Während dieser letzten Zeitspanne in der Bootswerkstatt arbeitete Jesus meistens an der Innenausstattung einiger größerer Boote. Er übte sein Handwerk mit großer Sorgfalt aus und schien die Befriedigung menschlichen Gelingens zu empfinden, wenn er eine löbliche Arbeit zu Ende gebracht hatte. Obwohl er wenig Zeit an Kleinigkeiten verschwendete, war er ein sehr gewissenhafter Handwerker, wenn es um das Wesentliche irgendeiner gegebenen Aufgabe ging.
Im Laufe der Zeit kam in Kapernaum ein Gerücht von einem gewissen Johannes auf, der predigte und Bußfertige im Jordan taufte. Und also predigte Johannes: „Das Himmelreich ist nahe; bereut und lasset euch taufen.“ Jesus hörte sich die Berichte an, derweilen Johannes von der Jerusalem zunächst gelegenen Furt des Flusses langsam das Jordantal hinaufzog. Aber er arbeitete an den Booten weiter, bis Johannes auf seinem Weg flussaufwärts im Januar des nächsten Jahres (26 n. Chr.) einen Ort bei Pella erreicht hatte.

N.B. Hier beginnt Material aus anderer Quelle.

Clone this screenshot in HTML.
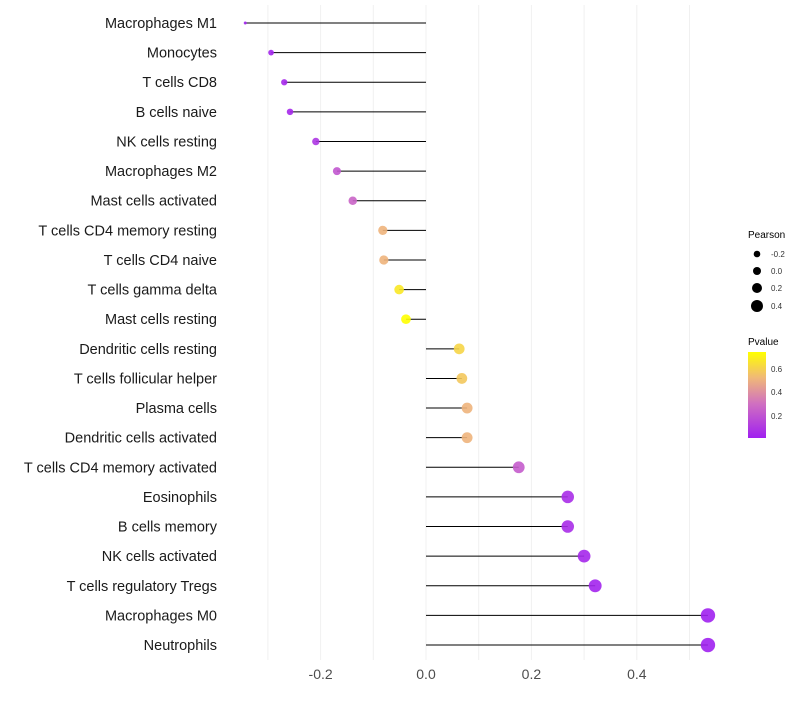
<!DOCTYPE html>
<html><head><meta charset="utf-8"><style>
body{margin:0;background:#fff;font-family:"Liberation Sans",sans-serif}
</style></head><body>
<svg id="chart" width="800" height="700" xmlns="http://www.w3.org/2000/svg" font-family="Liberation Sans, sans-serif">
<defs><linearGradient id="pg" x1="0" y1="1" x2="0" y2="0">
<stop offset="0" stop-color="#a020f0"/><stop offset="0.4" stop-color="#d070c0"/><stop offset="0.7" stop-color="#f0b878"/><stop offset="1" stop-color="#ffff00"/></linearGradient></defs>
<g id="grid"></g><g id="marks"></g><g id="labels"></g><g id="legend"></g>
</svg>
<script>
const categories=["Macrophages M1","Monocytes","T cells CD8","B cells naive","NK cells resting","Macrophages M2","Mast cells activated","T cells CD4 memory resting","T cells CD4 naive","T cells gamma delta","Mast cells resting","Dendritic cells resting","T cells follicular helper","Plasma cells","Dendritic cells activated","T cells CD4 memory activated","Eosinophils","B cells memory","NK cells activated","T cells regulatory  Tregs ","Macrophages M0","Neutrophils"];
const pearson=[-0.343,-0.294,-0.269,-0.258,-0.209,-0.169,-0.139,-0.082,-0.080,-0.051,-0.038,0.063,0.068,0.078,0.078,0.176,0.269,0.269,0.300,0.321,0.535,0.535];
const pvalue=[0.01,0.02,0.03,0.03,0.08,0.2,0.25,0.5,0.5,0.66,0.73,0.6,0.56,0.5,0.5,0.22,0.05,0.05,0.03,0.02,0.002,0.002];
const xTicks=[-0.2,0,0.2,0.4];
const xTickLabels=["-0.2","0.0","0.2","0.4"];
const NS="http://www.w3.org/2000/svg";
const x=v=>426+v*527;
const y=i=>23+i*29.62;
const pmin=Math.min(...pearson),pmax=Math.max(...pearson);
const rad=p=>{const t=(p-pmin)/(pmax-pmin);return 1.5+5.7*Math.sqrt(t);};
function col(p){const t=Math.min(1,p/0.73);const st=[[0,[160,32,240]],[0.4,[208,112,192]],[0.7,[240,184,120]],[1,[255,255,0]]];
for(let k=0;k<st.length-1;k++){const a=st[k],b=st[k+1];if(t<=b[0]){const f=(t-a[0])/(b[0]-a[0]);return`rgb(${a[1].map((c,j)=>Math.round(c+(b[1][j]-c)*f)).join(",")})`}}return"rgb(255,255,0)"}
function mk(tag,at,parent){const e=document.createElementNS(NS,tag);for(const k in at)e.setAttribute(k,at[k]);document.getElementById(parent).appendChild(e);return e}
for(let v=-0.3;v<=0.51;v+=0.1){const l=mk("line",{x1:x(v),x2:x(v),y1:5,y2:660,stroke:"#f0f0f0","stroke-width":1},"grid");

}
xTicks.forEach((v,i)=>{const t=mk("text",{x:x(v),y:679,"text-anchor":"middle","font-size":14,fill:"#4d4d4d"},"labels");t.textContent=xTickLabels[i];

});
categories.forEach((c,i)=>{
const t=mk("text",{x:217,y:y(i)+5,"text-anchor":"end","font-size":14.5,fill:"#1a1a1a"},"labels");t.textContent=c;


const l=mk("line",{x1:x(0),x2:x(pearson[i]),y1:y(i),y2:y(i),stroke:"#000","stroke-width":1},"marks");


const d=mk("circle",{cx:x(pearson[i]),cy:y(i),r:rad(pearson[i]),fill:col(pvalue[i]),"fill-opacity":0.9},"marks");


});
const lt=mk("text",{x:748,y:238,"font-size":10,fill:"#000"},"legend");lt.textContent="Pearson";


const sz=[-0.2,0,0.2,0.4],szr=[3.3,4,5,6],szy=[254,271,288,306];
sz.forEach((v,i)=>{const c=mk("circle",{cx:757,cy:szy[i],r:szr[i],fill:"#000"},"legend");


const t=mk("text",{x:771,y:szy[i]+3,"font-size":8,fill:"#333"},"legend");t.textContent=xTickLabels[i];

});
const pt=mk("text",{x:748,y:345,"font-size":10,fill:"#000"},"legend");pt.textContent="Pvalue";


const bar=mk("rect",{x:748,y:352,width:18,height:86,fill:"url(#pg)"},"legend");


[["0.6",369],["0.4",392],["0.2",416]].forEach(a=>{const t=mk("text",{x:771,y:a[1]+3,"font-size":8,fill:"#333"},"legend");t.textContent=a[0];

});
</script>
</body></html>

Da legte er mit den Worten „Meine Stunde ist gekommen“ seine Werkzeuge nieder und erschien bald darauf bei Johannes, um sich taufen zu lassen.
Aber eine gewaltige Veränderung war mit Jesus vorgegangen. Von all den Menschen, die er zu der Zeit, als er kreuz und quer durch das Land zog, mit seinen Besuchen und seiner Zuwendung erfreut hatte, erkannten später nur wenige in dem öffentlichen Lehrer dieselbe Person, die sie in früheren Jahren als Privatmensch gekannt und geliebt hatten. Es gab allerdings einen Grund dafür, weshalb die einst derart Begünstigten ihn in seiner späteren Rolle als öffentlicher Lehrer voller Autorität nicht wieder erkannten: Über lange Jahre war die Umwandlung von Verstand und Geist in ihm fortgeschritten und kam während des denkwürdigen Aufenthaltes auf dem Berg Hermon zum Abschluss.